Aperently everyone worth knowing exist appear to be at the core and I think I oughta call Desinsi. See what shes up too...
Maybe I oughta quit pussyfooting around and draw a damn picture. Ive really been wasting my time avoiding actually putting a pencil to paper..but I did try to sketch a hand and only dissapointed myself further. I think I know how Jamie Thomas felt when he blew out his knee for the second time and needed to start skating again...seems like everyone is better and Ill never get halfway there. All these visions in my head, going no where, building up. Maybe once I acomplish something Ill be back on into my flow of ingnoring all things not related the the sketchbook infront of me during all my classes.
Im feeling a little light and misunderstood. Could be why I dont feel the urge to draw what I want, why Im so blocked. Ive finally gotten fed up with people saying, "You need help", "Seek thearpy". Its not funny and youre being a douche. Ive always thought it was pretty clear, I draw or I kill but I keep showing my work to people who ask, hoping someone might get it. Not likely. Theres just too many holes. Pretty women with globe brand breasts and cutsie kittie cats dont intrest me but its not all blood and gore. I just want to put a little feeling down on paper but its proving impossible. Being sad and drawing a pic is different from drawing a sad picture...sigh.

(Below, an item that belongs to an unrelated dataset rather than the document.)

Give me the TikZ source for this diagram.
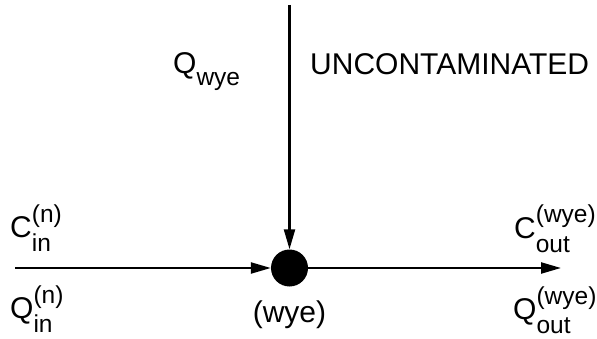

Getting pissed over it is useless. Getting mad in general is useless, I try not to do it. Soemtimes I cant help it. Its actually been so long since Ive been truely angry, like furious, I want someone to make me livid. Just to remember what its like...I kinda miss that range of emotions. Used to be a large chunk of my life, spent so much time harboring resentment towards people. I guess Ive just let it go. Sadly, it wasnt God that did it. I wish it was.
I dont think it was pot either. That would have been a convenient explination. I guess I just did, and thats the scary part. I let so much go at once, I sometimes wonder where it all went...and if it could come back.